HTC U-turns over Desire Android 2.3 update
Smartphone WILL get Gingerbread after all
HTC has hastily backtracked on yesterday's announcement that Desire owners won't get Gingerbread, announcing today that the Android 2.3 update will go ahead after all.
Posting on its Facecrack page, the Taiwanese mobile giant said simply: "Contrary to what we said earlier, we are going to bring Gingerbread to HTC Desire."

Dozens of you vented your disappointment after yesterday's reports that the Desire can't handle both Gingerbread and HTC's Sense UI.
While the latest announcement clearly states customers will be able to opt for Android 2.3, there no indication yet whether this means it will come at the cost of Sense.
We've asked HTC for clarification and will let you know as soon as we hear more. ®
COMMENTS
Re: Re: LOL
HTC said "memory". If they didn't mean Ram they should have said "storage", as you do.
Memory = Ram
Flash = storage
Not so fast
When you're talking about flash storage, it's also valid to refer to it as flash memory, since that's what we call it at the hardware level. Don't believe me - go take a look at the datasheets for pretty much any flash IC, or any IC which contains embedded flash, and tell me what word the manufacturers themselves use to describe their devices...
Granted, at the consumer level it's a bit confusing, especially after years of trying to educate the average PC user that RAM isn't the same as hard drive space, but to anyone who works with flash devices it'd be entirely understandable why HTC would have used the M word in this context.
Then again, most of us who work with the stuff regularly tend to just refer to it as "flash", which makes me wonder if the comments from HTC got a bit distorted somewhere between the engineers who came up with the original explanation and the PR bods who released it into the big wide world - I can easily imagine the conversation between someone in HTC PR and HTC Engineering:
PR: "hey Joe, in this email you sent about the Desire not running Gingerbread, why would the camera be an issue?"
Eng: "Camera?"
PR: "yeah, you said it can't run Gingerbread because the flash isn't big enough"
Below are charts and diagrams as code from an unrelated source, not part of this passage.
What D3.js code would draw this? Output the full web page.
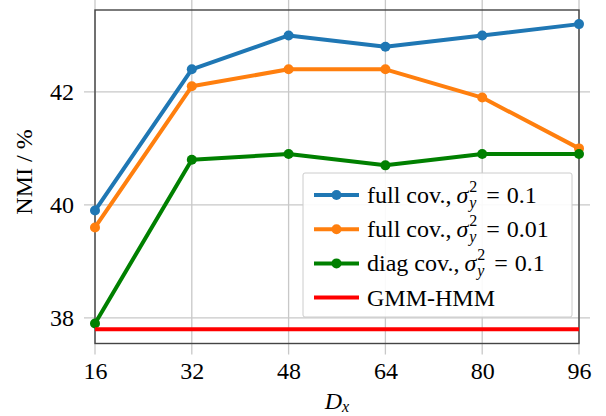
<!DOCTYPE html>
<html>
<head>
<meta charset="utf-8">
<script src="https://cdn.jsdelivr.net/npm/d3@7"></script>
<style>
  body { margin: 0; background: #fff; }
  svg text { font-family: "Liberation Serif", "DejaVu Serif", serif; }
</style>
</head>
<body>
<div id="chart"></div>
<script>
// data
const dx = [16, 32, 48, 64, 80, 96];
const fullCov01 = [39.9, 42.4, 43.0, 42.8, 43.0, 43.2];
const fullCov001 = [39.6, 42.1, 42.4, 42.4, 41.9, 41.0];
const diagCov01 = [37.9, 40.8, 40.9, 40.7, 40.9, 40.9];
const gmmHmm = [37.8, 37.8, 37.8, 37.8, 37.8, 37.8];
const yTicks = [38, 40, 42];
const seriesNames = ["full cov.,", "full cov.,", "diag cov.,", "GMM-HMM"];
const sigmaValues = ["0.1", "0.01", "0.1", null];

const series = [
    {name: seriesNames[0], sig: sigmaValues[0], values: fullCov01, color: "#1f77b4", marker: true},
    {name: seriesNames[1], sig: sigmaValues[1], values: fullCov001, color: "#ff7f0e", marker: true},
    {name: seriesNames[2], sig: sigmaValues[2], values: diagCov01, color: "#008000", marker: true},
    {name: seriesNames[3], sig: sigmaValues[3], values: gmmHmm, color: "#ff0000", marker: false},
];

const width = 606, height = 416;
const plotL = 95, plotR = 579, plotT = 10, plotB = 343.5;
const fs = 24, fsSmall = 16;
const serif = '"Liberation Serif", "DejaVu Serif", serif';

const svg = d3.select("#chart").append("svg")
    .attr("width", width).attr("height", height)
    .attr("font-family", serif);

const x = d3.scaleLinear().domain([16, 96]).range([plotL, plotR]);
const y = d3.scaleLinear().domain([37.546, 43.45]).range([plotB, plotT]);

// grid (extends past the frame like tick marks)
const ext = 11;
svg.append("g").selectAll("line")
    .data(dx).enter().append("line")
    .attr("x1", d => x(d)).attr("x2", d => x(d))
    .attr("y1", plotT - ext).attr("y2", plotB + ext)
    .attr("stroke", "#c8c8c8").attr("stroke-width", 1.3);
svg.append("g").selectAll("line")
    .data(yTicks).enter().append("line")
    .attr("y1", d => y(d)).attr("y2", d => y(d))
    .attr("x1", plotL - ext).attr("x2", plotR + ext)
    .attr("stroke", "#c8c8c8").attr("stroke-width", 1.3);

// tick labels through axes
const xAxis = svg.append("g")
    .attr("transform", `translate(0,${plotB})`)
    .call(d3.axisBottom(x).tickValues(dx).tickFormat(d3.format("d")).tickSize(0).tickPadding(18));
const yAxis = svg.append("g")
    .attr("transform", `translate(${plotL},0)`)
    .call(d3.axisLeft(y).tickValues(yTicks).tickFormat(d3.format("d")).tickSize(0).tickPadding(21));
[xAxis, yAxis].forEach(a => {
    a.attr("font-family", serif).attr("font-size", fs);
    a.select(".domain").remove();
    a.selectAll("text").attr("fill", "#000");
});

// frame
svg.append("rect")
    .attr("x", plotL).attr("y", plotT)
    .attr("width", plotR - plotL).attr("height", plotB - plotT)
    .attr("fill", "none").attr("stroke", "#444").attr("stroke-width", 1.4);

// lines
const line = d3.line()
    .x((d, i) => x(dx[i]))
    .y(d => y(d));

series.forEach(s => {
    svg.append("path")
        .datum(s.values)
        .attr("d", line)
        .attr("fill", "none")
        .attr("stroke", s.color)
        .attr("stroke-width", 4)
        .attr("stroke-linejoin", "round");
    if (s.marker) {
        svg.append("g").selectAll("circle")
            .data(s.values).enter().append("circle")
            .attr("cx", (d, i) => x(dx[i]))
            .attr("cy", d => y(d))
            .attr("r", 5)
            .attr("fill", s.color);
    }
});

// legend
const lg = svg.append("g");
lg.append("rect")
    .attr("x", 303).attr("y", 173)
    .attr("width", 269).attr("height", 144)
    .attr("rx", 2)
    .attr("fill", "#fff").attr("fill-opacity", 0.9)
    .attr("stroke", "#cccccc").attr("stroke-width", 1);

series.forEach((s, i) => {
    const cy = 195 + i * 34.2;
    lg.append("line")
        .attr("x1", 314).attr("x2", 359)
        .attr("y1", cy).attr("y2", cy)
        .attr("stroke", s.color).attr("stroke-width", 4);
    if (s.marker) {
        lg.append("circle").attr("cx", 336.5).attr("cy", cy).attr("r", 5).attr("fill", s.color);
    }
    const base = cy + 8;
    const t = lg.append("text")
        .attr("x", 367).attr("y", base)
        .attr("font-size", fs)
        .text(s.name);
    if (s.sig) {
        let cx = 367 + t.node().getComputedTextLength() + 5;
        const sg = lg.append("text").attr("x", cx).attr("y", base)
            .attr("font-size", fs).attr("font-style", "italic").text("σ");
        cx += sg.node().getComputedTextLength() + 1;
        lg.append("text").attr("x", cx).attr("y", base - 11)
            .attr("font-size", fsSmall).text("2");
        lg.append("text").attr("x", cx).attr("y", base + 5)
            .attr("font-size", fsSmall).attr("font-style", "italic").text("y");
        cx += 17;
        const eq = lg.append("text").attr("x", cx).attr("y", base)
            .attr("font-size", fs).text("=");
        cx += eq.node().getComputedTextLength() + 7;
        lg.append("text").attr("x", cx).attr("y", base)
            .attr("font-size", fs).text(s.sig);
    }
});

// axis titles
const xt = svg.append("text")
    .attr("x", 337).attr("y", 409)
    .attr("text-anchor", "middle")
    .attr("font-size", fs);
xt.append("tspan").attr("font-style", "italic").text("D");
xt.append("tspan").attr("font-style", "italic").attr("font-size", fsSmall).attr("dy", 3).text("x");

svg.append("text")
    .attr("transform", "translate(32,172) rotate(-90)")
    .attr("text-anchor", "middle")
    .attr("font-size", fs)
    .text("NMI / %");
</script>
</body>
</html>
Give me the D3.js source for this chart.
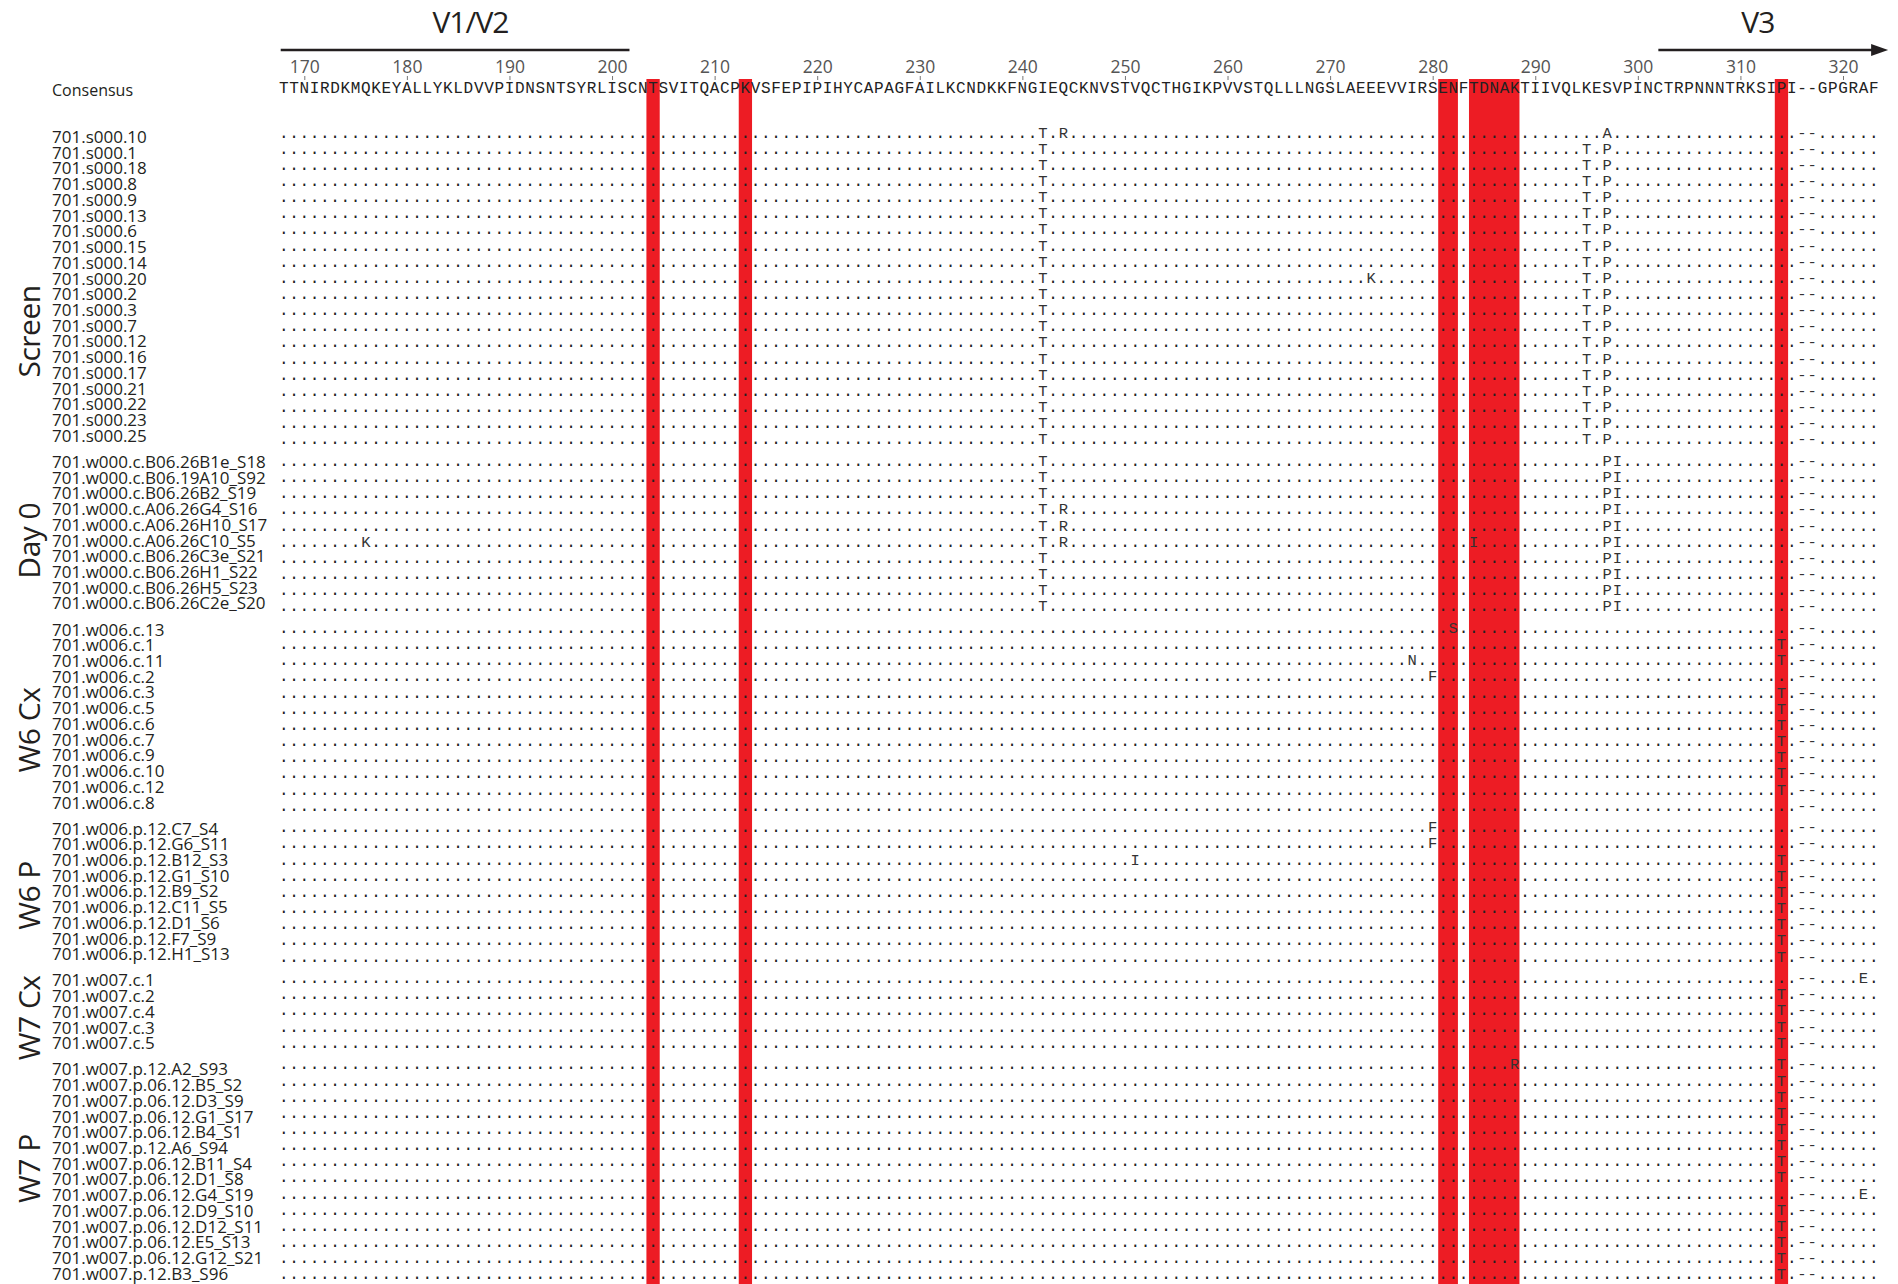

Eng: "Oh... no, not that flash, the flash memory"
PR: "Ah, right, that makes more sense"
*tappity tap* press release goes out using the M word...
I disagree with Tony
You missed
Flash = memory
Because that's exactly what it is (albeit a persistent and slow version compared with RAM). The fact you want to use it for storage is irrelevant to it's classification as memory.
JMPO.
@Steve Evans
It's not so much the amount of Flash but how it's partitioned. 512mb is more than enough for OS+Sense+bundled crapware but the OS+Sense actually has to fit into the /system partition, usually allocated with only a little slop for it's initial shipping OS. There could be gigabytes of free space elsewhere, it wouldn't help.
Not a big problem if you're prepared to repartition the Flash but doing it non-destructively is challenging and it's risky enough you wouldn't want to do it on an OTA update. And it takes space from somewhere else, bad news if that's user space.
It might be more accurate to guess HTCs previous choices in partitioning made a normal upgrade impossible. I suspect a rough ride for many users unless HTC find some really good hacks. Freeing space is easy enough, just symlink things like /data/local to sdcard but its hard to avoid repartitioning.
Tony Smith, Editor, Reg Hardware
Ok,.. so Flash ROM is no longer memory? I'm pretty sure the M in ROM stands for memory.
And I'm pretty sure both RAM and ROM are forms of "storage".